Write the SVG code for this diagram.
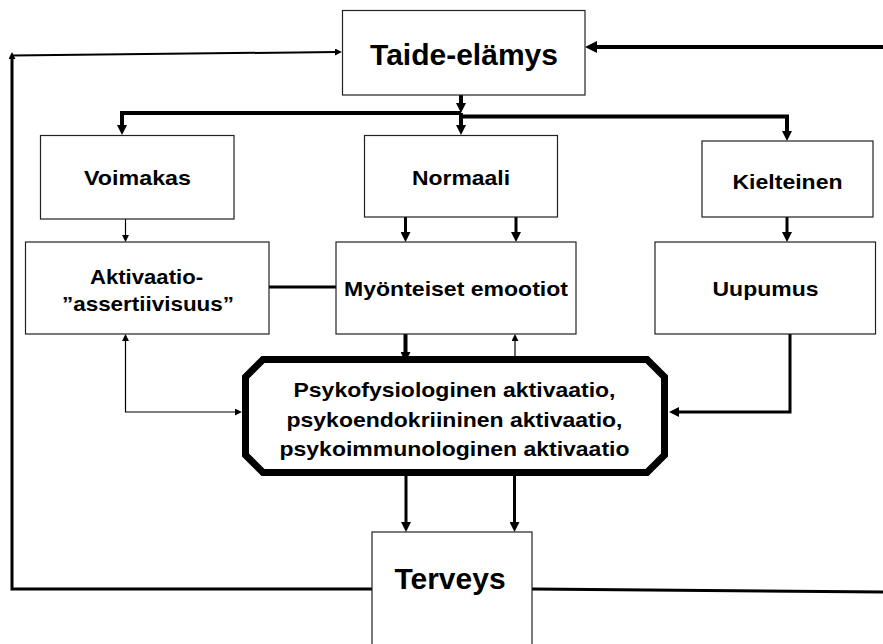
<svg xmlns="http://www.w3.org/2000/svg" width="883" height="644" viewBox="0 0 883 644">
<style>
.box{fill:#fff;stroke:#222;stroke-width:1.2}
.lbl{font-family:"Liberation Sans",Arial,sans-serif;font-weight:bold;font-size:20.5px;fill:#000;text-anchor:middle}
.big{font-size:30px}
.c{fill:none;stroke:#000;stroke-linejoin:miter}
.w1{stroke-width:1.2}
.w2{stroke-width:2}
.w3{stroke-width:3}
.w4{stroke-width:4}
</style>
<defs>
<marker id="ab" viewBox="0 0 10 10" refX="3" refY="5" markerWidth="10" markerHeight="10" markerUnits="userSpaceOnUse" orient="auto-start-reverse"><path d="M0,0 L10,5 L0,10 z" fill="#000"/></marker>
<marker id="as" viewBox="0 0 10 10" refX="3" refY="5" markerWidth="7" markerHeight="7" markerUnits="userSpaceOnUse" orient="auto-start-reverse"><path d="M0,0 L10,5 L0,10 z" fill="#000"/></marker>
<marker id="ah" viewBox="0 0 10 10" refX="3" refY="5" markerWidth="12" markerHeight="12" markerUnits="userSpaceOnUse" orient="auto-start-reverse"><path d="M0,0 L10,5 L0,10 z" fill="#000"/></marker>
</defs>
<rect width="883" height="644" fill="#fff"/>
<g id="connectors">
  <path class="c w3" d="M372,589 H12 V57" marker-end="url(#as)"/>
  <path class="c w2" d="M12,55.5 L337,52" marker-end="url(#as)"/>
  <path class="c w3" d="M532,589 L883,592"/>
  <path class="c w4" d="M883,47 H593.4" marker-end="url(#ah)"/>
  <path class="c w4" d="M461,95 V106" marker-end="url(#ab)"/>
  <path class="c w4" d="M461,113 V128" marker-end="url(#ab)"/>
  <path class="c w4" d="M461,113 H122 V128" marker-end="url(#ab)"/>
  <path class="c w4" d="M461,116.5 H787 V134" marker-end="url(#ab)"/>
  <path class="c w1" d="M125.5,219 V237" marker-end="url(#as)"/>
  <path class="c w3" d="M405.5,217 V235" marker-end="url(#ab)"/>
  <path class="c w3" d="M516,217 V235" marker-end="url(#ab)"/>
  <path class="c w3" d="M787,217 V235" marker-end="url(#ab)"/>
  <path class="c w3" d="M269,287 H336"/>
  <path class="c w4" d="M405.5,334 V355" marker-end="url(#ab)"/>
  <path class="c w1" d="M515,356 V339" marker-end="url(#as)"/>
  <path class="c w1" d="M125.5,339 V412 H237" marker-start="url(#as)" marker-end="url(#as)"/>
  <path class="c w3" d="M790,334 V412 H676" marker-end="url(#ab)"/>
  <path class="c w3" d="M406,476 V525" marker-end="url(#ab)"/>
  <path class="c w3" d="M514.5,476 V525" marker-end="url(#ab)"/>
</g>
<g id="taide-elamys">
  <rect class="box" x="342.5" y="10.5" width="242.5" height="84.5"/>
  <text class="lbl big" x="464" y="64.5">Taide-elämys</text>
</g>
<g id="voimakas">
  <rect class="box" x="40.5" y="135.5" width="193.5" height="83.5"/>
  <text class="lbl" x="137.5" y="185" textLength="107" lengthAdjust="spacingAndGlyphs">Voimakas</text>
</g>
<g id="normaali">
  <rect class="box" x="364.5" y="135.5" width="193" height="81.5"/>
  <text class="lbl" x="461" y="184.5" textLength="98" lengthAdjust="spacingAndGlyphs">Normaali</text>
</g>
<g id="kielteinen">
  <rect class="box" x="702" y="141" width="171" height="76"/>
  <text class="lbl" x="787.5" y="188.5" textLength="110" lengthAdjust="spacingAndGlyphs">Kielteinen</text>
</g>
<g id="aktivaatio">
  <rect class="box" x="25.5" y="242" width="243.5" height="92"/>
  <text class="lbl" x="146.5" y="283.5" textLength="113" lengthAdjust="spacingAndGlyphs">Aktivaatio-</text>
  <text class="lbl" x="148" y="311" textLength="172" lengthAdjust="spacingAndGlyphs">”assertiivisuus”</text>
</g>
<g id="myonteiset">
  <rect class="box" x="336" y="242" width="240" height="92"/>
  <text class="lbl" x="456" y="296" textLength="224" lengthAdjust="spacingAndGlyphs">Myönteiset emootiot</text>
</g>
<g id="uupumus">
  <rect class="box" x="655" y="242" width="220.5" height="92"/>
  <text class="lbl" x="765.5" y="296" textLength="106" lengthAdjust="spacingAndGlyphs">Uupumus</text>
</g>
<g id="aktivaatio-keskus">
  <polygon points="263,359.5 647,359.5 664.5,377 664.5,455 647,472.5 263,472.5 245.5,455 245.5,377" fill="#fff" stroke="#000" stroke-width="7"/>
  <text class="lbl" x="454.5" y="397" textLength="322" lengthAdjust="spacingAndGlyphs">Psykofysiologinen aktivaatio,</text>
  <text class="lbl" x="454.5" y="427" textLength="336" lengthAdjust="spacingAndGlyphs">psykoendokriininen aktivaatio,</text>
  <text class="lbl" x="454.5" y="456" textLength="350" lengthAdjust="spacingAndGlyphs">psykoimmunologinen aktivaatio</text>
</g>
<g id="terveys">
  <rect class="box" x="372" y="532" width="160" height="120"/>
  <text class="lbl big" x="450" y="589">Terveys</text>
</g>
</svg>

The exercise -
Copy the listing in full and without alteration, omitting every picture.

Output of the exercise -
Write the SVG code for this diagram.
<svg xmlns="http://www.w3.org/2000/svg" width="883" height="644" viewBox="0 0 883 644">
<style>
.box{fill:#fff;stroke:#222;stroke-width:1.2}
.lbl{font-family:"Liberation Sans",Arial,sans-serif;font-weight:bold;font-size:20.5px;fill:#000;text-anchor:middle}
.big{font-size:30px}
.c{fill:none;stroke:#000;stroke-linejoin:miter}
.w1{stroke-width:1.2}
.w2{stroke-width:2}
.w3{stroke-width:3}
.w4{stroke-width:4}
</style>
<defs>
<marker id="ab" viewBox="0 0 10 10" refX="3" refY="5" markerWidth="10" markerHeight="10" markerUnits="userSpaceOnUse" orient="auto-start-reverse"><path d="M0,0 L10,5 L0,10 z" fill="#000"/></marker>
<marker id="as" viewBox="0 0 10 10" refX="3" refY="5" markerWidth="7" markerHeight="7" markerUnits="userSpaceOnUse" orient="auto-start-reverse"><path d="M0,0 L10,5 L0,10 z" fill="#000"/></marker>
<marker id="ah" viewBox="0 0 10 10" refX="3" refY="5" markerWidth="12" markerHeight="12" markerUnits="userSpaceOnUse" orient="auto-start-reverse"><path d="M0,0 L10,5 L0,10 z" fill="#000"/></marker>
</defs>
<rect width="883" height="644" fill="#fff"/>
<g id="connectors">
  <path class="c w3" d="M372,589 H12 V57" marker-end="url(#as)"/>
  <path class="c w2" d="M12,55.5 L337,52" marker-end="url(#as)"/>
  <path class="c w3" d="M532,589 L883,592"/>
  <path class="c w4" d="M883,47 H593.4" marker-end="url(#ah)"/>
  <path class="c w4" d="M461,95 V106" marker-end="url(#ab)"/>
  <path class="c w4" d="M461,113 V128" marker-end="url(#ab)"/>
  <path class="c w4" d="M461,113 H122 V128" marker-end="url(#ab)"/>
  <path class="c w4" d="M461,116.5 H787 V134" marker-end="url(#ab)"/>
  <path class="c w1" d="M125.5,219 V237" marker-end="url(#as)"/>
  <path class="c w3" d="M405.5,217 V235" marker-end="url(#ab)"/>
  <path class="c w3" d="M516,217 V235" marker-end="url(#ab)"/>
  <path class="c w3" d="M787,217 V235" marker-end="url(#ab)"/>
  <path class="c w3" d="M269,287 H336"/>
  <path class="c w4" d="M405.5,334 V355" marker-end="url(#ab)"/>
  <path class="c w1" d="M515,356 V339" marker-end="url(#as)"/>
  <path class="c w1" d="M125.5,339 V412 H237" marker-start="url(#as)" marker-end="url(#as)"/>
  <path class="c w3" d="M790,334 V412 H676" marker-end="url(#ab)"/>
  <path class="c w3" d="M406,476 V525" marker-end="url(#ab)"/>
  <path class="c w3" d="M514.5,476 V525" marker-end="url(#ab)"/>
</g>
<g id="taide-elamys">
  <rect class="box" x="342.5" y="10.5" width="242.5" height="84.5"/>
  <text class="lbl big" x="464" y="64.5">Taide-elämys</text>
</g>
<g id="voimakas">
  <rect class="box" x="40.5" y="135.5" width="193.5" height="83.5"/>
  <text class="lbl" x="137.5" y="185" textLength="107" lengthAdjust="spacingAndGlyphs">Voimakas</text>
</g>
<g id="normaali">
  <rect class="box" x="364.5" y="135.5" width="193" height="81.5"/>
  <text class="lbl" x="461" y="184.5" textLength="98" lengthAdjust="spacingAndGlyphs">Normaali</text>
</g>
<g id="kielteinen">
  <rect class="box" x="702" y="141" width="171" height="76"/>
  <text class="lbl" x="787.5" y="188.5" textLength="110" lengthAdjust="spacingAndGlyphs">Kielteinen</text>
</g>
<g id="aktivaatio">
  <rect class="box" x="25.5" y="242" width="243.5" height="92"/>
  <text class="lbl" x="146.5" y="283.5" textLength="113" lengthAdjust="spacingAndGlyphs">Aktivaatio-</text>
  <text class="lbl" x="148" y="311" textLength="172" lengthAdjust="spacingAndGlyphs">”assertiivisuus”</text>
</g>
<g id="myonteiset">
  <rect class="box" x="336" y="242" width="240" height="92"/>
  <text class="lbl" x="456" y="296" textLength="224" lengthAdjust="spacingAndGlyphs">Myönteiset emootiot</text>
</g>
<g id="uupumus">
  <rect class="box" x="655" y="242" width="220.5" height="92"/>
  <text class="lbl" x="765.5" y="296" textLength="106" lengthAdjust="spacingAndGlyphs">Uupumus</text>
</g>
<g id="aktivaatio-keskus">
  <polygon points="263,359.5 647,359.5 664.5,377 664.5,455 647,472.5 263,472.5 245.5,455 245.5,377" fill="#fff" stroke="#000" stroke-width="7"/>
  <text class="lbl" x="454.5" y="397" textLength="322" lengthAdjust="spacingAndGlyphs">Psykofysiologinen aktivaatio,</text>
  <text class="lbl" x="454.5" y="427" textLength="336" lengthAdjust="spacingAndGlyphs">psykoendokriininen aktivaatio,</text>
  <text class="lbl" x="454.5" y="456" textLength="350" lengthAdjust="spacingAndGlyphs">psykoimmunologinen aktivaatio</text>
</g>
<g id="terveys">
  <rect class="box" x="372" y="532" width="160" height="120"/>
  <text class="lbl big" x="450" y="589">Terveys</text>
</g>
</svg>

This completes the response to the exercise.